While claimant testified at his examination before trial that when Ms. Velez-Phillips rolled down her window and asked the officers what the problem was "[t]hey told her that they smelled marijuana, that was their cause," at trial he denied making the statement, testifying "I never -- I didn't say that to you" (T154). He agreed that he described himself at the time of his deposition as five feet, six inches tall, 225 pounds and muscular. Claimant had difficulty estimating the distance between the passenger side of the Velez-Phillips vehicle and the guardrail. He first estimated the distance between the vehicle and the guardrail as one to two inches, and subsequently up to four inches. In any event, it was claimant's testimony that the vehicle was close enough to the guardrail that it required him to squeeze through the passenger-side door with difficulty. Claimant agreed that the first prong which stuck him following deployment of the Taser had minimal affect. He remained standing until the second prong struck and he was tackled by Officer Kittrell.
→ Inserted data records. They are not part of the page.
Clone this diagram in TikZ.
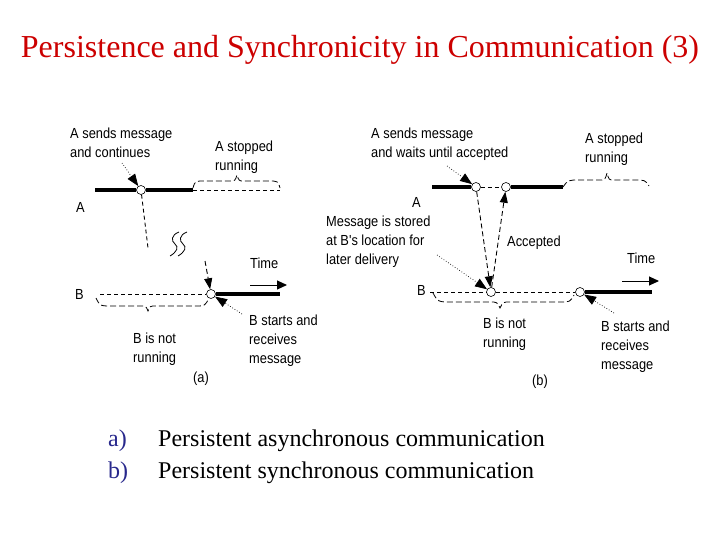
\documentclass[tikz,border=0pt]{standalone}
\usepackage{fontspec}
\setmainfont{Liberation Serif}
\newfontfamily\labfont[FakeStretch=0.88]{Liberation Sans}
\usetikzlibrary{arrows.meta}
\definecolor{titlered}{RGB}{204,0,0}
\definecolor{navy}{RGB}{40,40,140}
\begin{document}
\begin{tikzpicture}[x=1pt,y=-1pt,
  lab/.style={font=\labfont\fontsize{14.6}{19}\selectfont, inner sep=0, anchor=north west, align=left},
  dot/.style={circle, draw, fill=white, minimum size=9pt, inner sep=0, line width=0.6pt},
  thickline/.style={line width=4pt},
  dashline/.style={line width=0.8pt, dash pattern=on 4pt off 3pt},
  msg/.style={line width=0.9pt, dash pattern=on 5pt off 3pt, -{Triangle[length=11pt,width=8pt]}},
  note/.style={line width=0.7pt, dotted, -{Triangle[length=12pt,width=9pt]}},
  timearrow/.style={line width=1pt, -{Triangle[length=10pt,width=9pt]}},
  brace/.style={line width=0.8pt, dash pattern=on 6pt off 3pt}
]
\useasboundingbox (0,0) rectangle (720,540);

% title
\node[font=\fontsize{32}{36}\selectfont, text=titlered, inner sep=0] (title) at (360,50) {Persistence and Synchronicity in Communication (3)};

% ================= (a) =================
\coordinate (aA0) at (95,190);
\node[dot] (c1) at (141,190) {};
\coordinate (aA1) at (193,190);
\coordinate (aA2) at (280,190);
\draw[thickline] (aA0) -- (c1) -- (aA1);
\draw[dashline] (aA1) -- (aA2);
\draw[brace] (193,188) .. controls (195,181) .. (205,181) -- (230,181) .. controls (235,181) .. (237,175) .. controls (239,181) .. (244,181) -- (268,181) .. controls (278,181) .. (280,188);

\node[lab] (aAl) at (76,202) {A};
\node[lab] (aSend) at (70,128) {A sends message\\and continues};
\node[lab] (aStop) at (215,141) {A stopped\\running};
\coordinate (aSendTail) at (122,163);
\draw[note] (aSendTail) -- (c1);

\coordinate (aB0) at (100,294);
\node[dot] (c2) at (211,294) {};
\coordinate (aB1) at (280,294);
\draw[dashline] (aB0) -- (c2);
\draw[thickline] (c2) -- (aB1);
\node[lab] (aBl) at (75,289) {B};
\draw[brace] (96,298) .. controls (100,306) .. (112,306) -- (140,306) .. controls (146,306) .. (148,311) .. controls (150,306) .. (156,306) -- (195,306) .. controls (205,306) .. (209,298);
\node[lab] (aBnot) at (133,333) {B is not\\running};
\node[lab] (aBst) at (249,315) {B starts and\\receives\\message};
\coordinate (aBstTail) at (242,314);
\draw[note] (aBstTail) -- (c2);

% message with interruption
\coordinate (aM1) at (148,248);
\coordinate (aM2) at (205,261);
\draw[dashline, line width=0.9pt] (c1) -- (aM1);
\draw[msg] (aM2) -- (c2);
\draw[line width=0.8pt] (179,232) .. controls (171,235) and (171,241) .. (175,244) .. controls (179,247) and (177,252) .. (170,256);
\draw[line width=0.8pt] (187,232) .. controls (179,235) and (179,241) .. (183,244) .. controls (187,247) and (185,252) .. (178,256);

\node[lab] (aTime) at (250,258) {Time};
\coordinate (aT0) at (250,285);
\coordinate (aT1) at (287,285);
\draw[timearrow] (aT0) -- (aT1);
\node[lab] (alabel) at (193,372) {(a)};

% ================= (b) =================
\coordinate (bA0) at (432,187);
\node[dot] (d1) at (476,187) {};
\node[dot] (d2) at (506,187) {};
\coordinate (bA1) at (563,187);
\draw[thickline] (bA0) -- (d1);
\draw[dashline] (d1) -- (d2);
\draw[thickline] (d2) -- (bA1);
\draw[brace] (563,187) .. controls (568,180) .. (580,180) -- (600,180) .. controls (605,180) .. (607,173) .. controls (609,180) .. (614,180) -- (635,180) .. controls (645,180) .. (649,186);

\node[lab] (bAl) at (412,197) {A};
\node[lab] (bSend) at (371,128) {A sends message\\and waits until accepted};
\coordinate (bSendTail) at (447,166);
\draw[note] (bSendTail) -- (d1);
\node[lab] (bStop) at (585,133) {A stopped\\running};

\coordinate (bB0) at (430,292);
\node[dot] (e1) at (491,292) {};
\node[dot] (e2) at (580,292) {};
\coordinate (bB1) at (652,292);
\draw[dashline] (bB0) -- (e1) -- (e2);
\draw[thickline] (e2) -- (bB1);
\node[lab] (bBl) at (417,285) {B};

\draw[msg] (d1) -- (e1);
\draw[msg] (e1) -- (d2);

\node[lab] (bStore) at (326,216) {Message is stored\\at B's location for\\later delivery};
\coordinate (bStoreTail) at (437,255);
\draw[note] (bStoreTail) -- (e1);
\node[lab] (bAcc) at (507,236) {Accepted};

\draw[brace] (433,293) .. controls (438,302) .. (452,302) -- (490,302) .. controls (497,302) .. (500,308) .. controls (503,302) .. (510,302) -- (560,302) .. controls (570,302) .. (574,295);
\node[lab] (bBnot) at (483,318) {B is not\\running};
\node[lab] (bBst) at (601,321) {B starts and\\receives\\message};
\coordinate (bBstTail) at (614,313);
\draw[note] (bBstTail) -- (e2);

\node[lab] (bTime) at (627,253) {Time};
\coordinate (bT0) at (622,281);
\coordinate (bT1) at (659,281);
\draw[timearrow] (bT0) -- (bT1);
\node[lab] (blabel) at (532,375) {(b)};

% ================= list =================
\node[font=\fontsize{24}{28}\selectfont, text=navy, anchor=base west, inner sep=0] (la) at (108,446) {a)};
\node[font=\fontsize{24}{28}\selectfont, anchor=base west, inner sep=0] (ta) at (158,446) {Persistent asynchronous communication};
\node[font=\fontsize{24}{28}\selectfont, text=navy, anchor=base west, inner sep=0] (lb) at (108,478) {b)};
\node[font=\fontsize{24}{28}\selectfont, anchor=base west, inner sep=0] (tb) at (158,478) {Persistent synchronous communication};
\end{tikzpicture}
\end{document}
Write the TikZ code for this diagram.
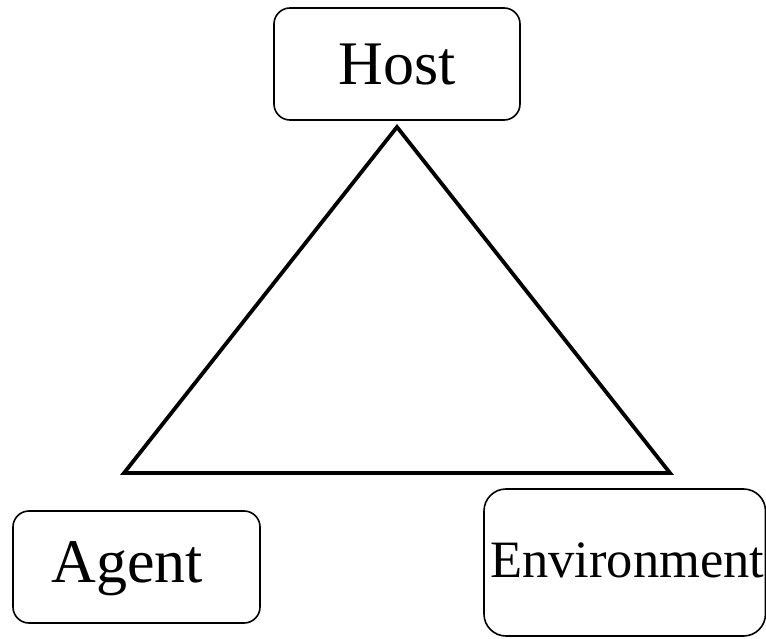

Claimant reviewed Exhibit C and denied that he possessed the blue pouch and various drugs depicted therein. Claimant acknowledged that he has three prior felony convictions and 19 prior misdemeanor convictions. He has also pled guilty to a charge of resisting arrest on two separate occasions. His prior convictions include attempted criminal sale of controlled substance, unlawful possession of marijuana, criminal possession of a weapon, assault, criminal contempt and aggravated harassment.
In addition, after reviewing a page of the transcript of his examination before trial testimony, claimant conceded that he was convicted of obstructing governmental administration in 2006. He denied possessing a blue pouch on the night in question or that he disobeyed direct commands from Officer Kittrell, including the trooper's direction that he exit the vehicle. He again described the point at which he was struck by the Taser stating "I climbed over the front where the bumper was. As I climbed over the front, that's when he shot me" (T180).
On redirect examination claimant stated that he "was standing right by the guardrail in front of the car" at the time Officer Kittrell deployed his Taser (T189). He also testified that he was not charged with possession of marijuana or any other drug as a result of this incident. Other than his visit to an emergency room in Kingston, New York, claimant received no other treatment for any injuries resulting from contact with the Taser prongs. According to the claimant, the areas where the prongs contacted his body were swollen and painful for "about a couple weeks" (T190).
At the conclusion of claimant's direct case, the defendant moved to dismiss for failure to establish the defendant's liability by a preponderance of the credible evidence. The Court reserved on the motion.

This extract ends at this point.